The open world was fleshed out thanks to the extra development time

Apr 10, 2014 23:31 GMT  ·  By

Ubisoft has once again discussed the delay it had to announce for Watch Dogs last year, confirming that the time spent on the title was mainly focused on polishing and making sure the many different systems worked together in harmony.

Watch Dogs was set to debut in November of last year, right alongside the next-gen consoles from Sony and Microsoft, in the form of the PS4 and Xbox One.

Unfortunately, about a month before its release, Ubisoft surprised many with the announcement that Watch Dogs had been delayed until the beginning of 2014.

Last month, the title finally got a new release date in late May, and Ubisoft's Montreal team has started talking about the work it did on the future game.

According to Director Jonathan Morin, the team didn't use the extra time to fit in new features or ideas that were abandoned to reach the initial November deadline. Instead, it just focused on making sure the existing systems worked smoothly.

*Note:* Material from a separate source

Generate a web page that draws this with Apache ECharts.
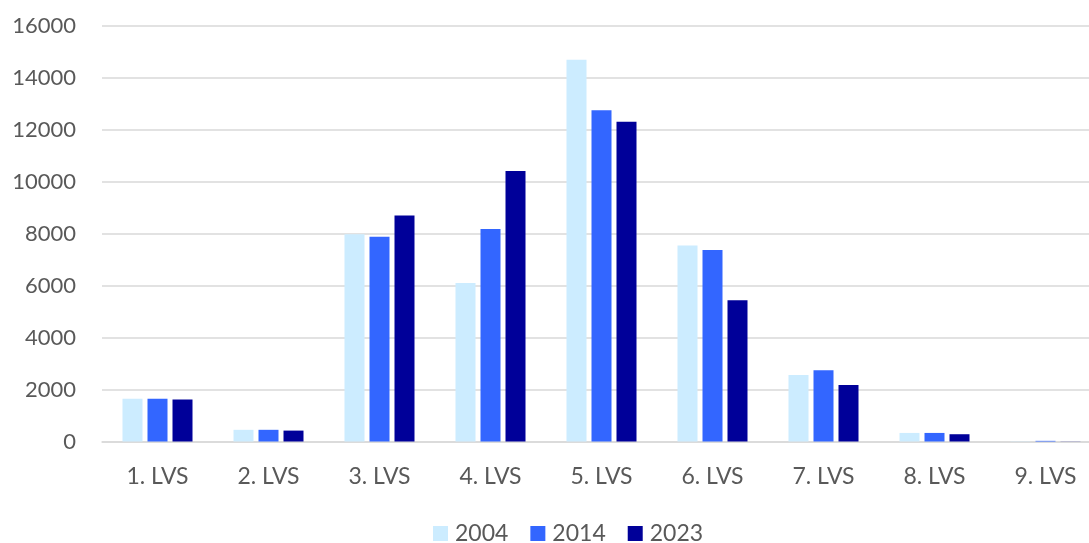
<!DOCTYPE html>
<html>
<head>
<meta charset="utf-8">
<script src="https://cdn.jsdelivr.net/npm/echarts@6/dist/echarts.min.js"></script>
<style>html,body{margin:0;padding:0;background:#fff;overflow:hidden;width:1089px;height:543px;}#c{width:1101px;height:543px;}</style>
</head>
<body>
<div id="c"></div>
<script>
const categories = ['1. LVS','2. LVS','3. LVS','4. LVS','5. LVS','6. LVS','7. LVS','8. LVS','9. LVS'];
const s2004 = [1650, 450, 7980, 6100, 14700, 7550, 2560, 330, 10];
const s2014 = [1650, 450, 7880, 8180, 12760, 7370, 2740, 330, 25];
const s2023 = [1620, 420, 8700, 10420, 12310, 5440, 2180, 280, 5];
const yTicks = {min: 0, max: 16000, interval: 2000};

const font = 'Lato, "Open Sans", sans-serif';
const chart = echarts.init(document.getElementById('c'));
function bar(name, data, color) {
  return {name, type: 'bar', data, barWidth: 20, barGap: '25%',
    itemStyle: {color}, animation: false};
}
chart.setOption({
  animation: false,
  grid: {left: 102, right: 0, top: 26, bottom: 101.5},
  legend: {
    top: 517, left: 428, itemWidth: 15, itemHeight: 15, itemGap: 22,
    icon: 'rect',
    textStyle: {fontSize: 23, color: '#595959', fontFamily: font, padding: [0,0,0,2]},
    data: ['2004','2014','2023']
  },
  xAxis: {
    type: 'category', data: categories,
    axisLine: {lineStyle: {color: '#D9D9D9', width: 1.5}},
    axisTick: {show: false},
    axisLabel: {fontSize: 23, color: '#595959', fontFamily: font, margin: 24}
  },
  yAxis: {
    type: 'value', min: yTicks.min, max: yTicks.max, interval: yTicks.interval,
    axisLine: {show: false}, axisTick: {show: false},
    splitLine: {lineStyle: {color: '#D9D9D9', width: 1.5}},
    axisLabel: {fontSize: 22, color: '#595959', fontFamily: font, margin: 26,
      formatter: v => String(v)}
  },
  series: [
    bar('2004', s2004, '#CCECFF'),
    bar('2014', s2014, '#3366FF'),
    bar('2023', s2023, '#000099')
  ]
});
</script>
</body>
</html>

"We didn’t really start shoehorning features in one after the other," Morin told Edge. "It’s tempting to start saying, 'Oh, let’s add this and that, and we so wanted to add this,' but the reality is we’d just end up repeating the same thing over and over again. Our new starting point was an almost-shipped game, so the smart move was to not touch too much."

"Let’s just know exactly what we want to change and deal with it in a very precise way. We already had a huge game. Now the thing was to make sure everything connected with each other in a nice way. We didn’t really add anything huge to the game. We just tweaked everything."

A bit more content relating to NPC voices as well as profile backgrounds for the civilians to make the game feel more alive were also added.

Even so, it was really all about polishing, according to co-art Director Mathieu Leduc, who shared the philosophy of the whole team.

"Naturally, with an open-world game, you polish the main path and you kind of… not let go of the side stuff, but overpolish the main path. So this extension allowed us to just go back and polish a little more of the side stuff, the hidden stuff that’s not on the main path."

Watch Dogs is set to debut worldwide on May 27 for the PC, PS3, PS4, Xbox 360, and Xbox One platforms. You can expect to hear more as we get closer to that date.